# Fridge temperature problem



## T2024 (Oct 10, 2007)

Our Maytag fridge (model MSD2641KEB) stopped cooling off (maintaining a temperature of 60 degrees F. It's divided into two sections. The freezer works just fine. What might be a possible reason besides the trivial soiled coils ones?


----------



## Frank4d (Sep 10, 2006)

There is a vent between the freezer and refrigerator sides that should not be blocked on either side. (Last time I had the problem there was a large box of pancake mix blocking it).


----------



## daniel_b2380 (Jan 31, 2003)

60F, you DO have some problems, fridge temp shoul be < 40F,
better call a tech, fridge units don't have any place to hook up a set of meters usually,
[developed a leak, probably just needs a charge?
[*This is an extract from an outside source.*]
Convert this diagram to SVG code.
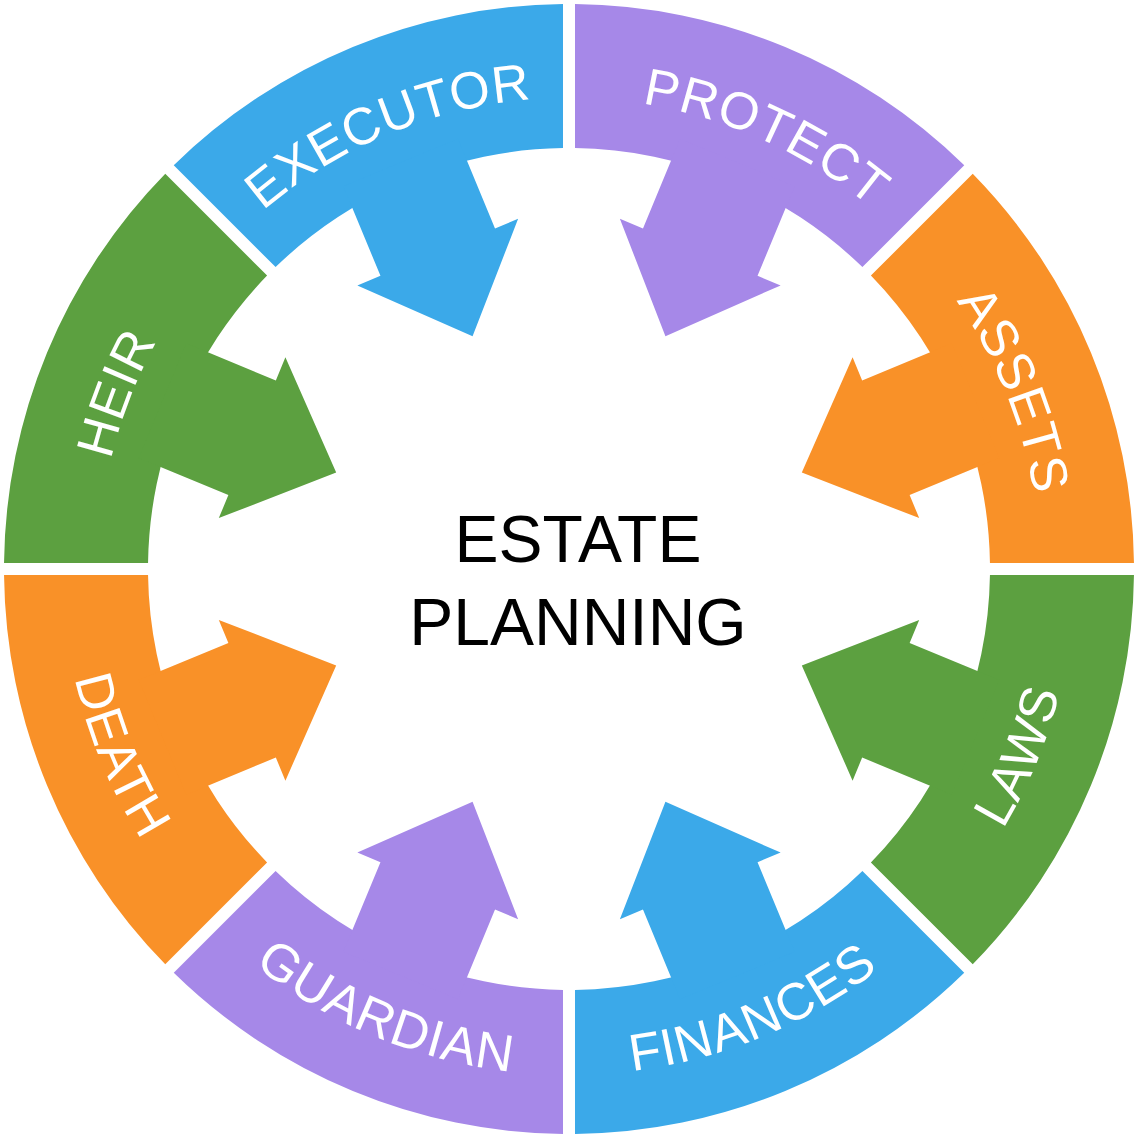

AND the leak found]

unless:
does that model have a separate exchanger coil [frosted over], or just a 'hole' from the freezer to the fridge part? [that might be plugged]


----------



## T2024 (Oct 10, 2007)

I'll check for the coil. 
Thank you for your advise. Appreciate it.


----------



## JohnWill (Oct 19, 2002)

The typical issue would be the air vent blocked as above. The most common failure of a fridge is first dirty coils, followed by the defrost timer failing.


----------



## wacor (Feb 22, 2005)

Never hurts to clean the coils but the unit is working fine if the freezer is ice cold. If the damper to the other side is not blocked then it may be electrically controlled?


----------



## drivecrasher (Apr 5, 2009)

sounds like your defrost timer has failed, many fridge,freezer combos use a passage from freezer side of coils to fridge side. If Ice builds up on the coils blocking this passage your freezer will work great but the fridge won't cool properly. also check the fan in the freezer, this pushes the air to the fridge, if it's not running that will cause the same symptoms and also cause the coils to ice up, making it look like the defrost timer is bad.


----------



## MrBillPro (Mar 1, 2003)

drivecrasher said:


> sounds like your defrost timer has failed, many fridge,freezer combos use a passage from freezer side of coils to fridge side. If Ice builds up on the coils blocking this passage your freezer will work great but the fridge won't cool properly.


Thats good to know, I have been in the AC & Heating business in Houston since 1975, but I never got into the refer stuff, but I will tell you if you keep your coils clean from day one as I do, most refers will rust out before you will have any issues, this is the way it's been with all my freezers or refrig.


----------



## JohnWill (Oct 19, 2002)

wacor said:


> Never hurts to clean the coils but the unit is working fine if the freezer is ice cold. If the damper to the other side is not blocked then it may be electrically controlled?


The damper in most standard models is manual, it's set directly by the fresh food temperature setting by a simple mechanical link. The temperature sensor in both my GE and Maytag 'fridge is in the fresh food compartment, and the baffle is manually set. I've had both apart to fix the defrost timer (multiple times for the GE). The balance between the fridge temperature and the freezer temperature is set by the amount of opening of the vent baffle from the freezer. It's quite possible to have the freezer ice cold and have the fresh food side way too warm.


----------



## T2024 (Oct 10, 2007)

Guys, thank you so much for sharing your experience. It turned out it was the air vent between the freezer and the fridge. It was partially blocked by ice buildup. It took one day but it seem the temperature in the fridge came back to normal now.
Thank you for your help!
Apparently you really know what you are talking about.


----------



## Drabdr (Nov 26, 2007)

T2024 said:


> Apparently you really know what you are talking about.


Well.... I wouldn't get too crazy here!!!

There are a lot of really great people here to help. In essence, it's people with a particular problem or issue posting, and people who hopefully have gone through the issue before posting their experience and such. People helping people.:up:

See you around.


----------



## JohnWill (Oct 19, 2002)

I've been inside a number of refrigerators for various issues, including stuff sitting in front of the vent between the freezer and fresh food compartment. 

FWIW, if ice is building up on the vent, you may want to check the defrost timer, it's probably on it's way out. Ice forming in the freezer is one of the first symptoms. They're pretty cheap to replace, and normally not that hard to access, so it's an easy fix.


----------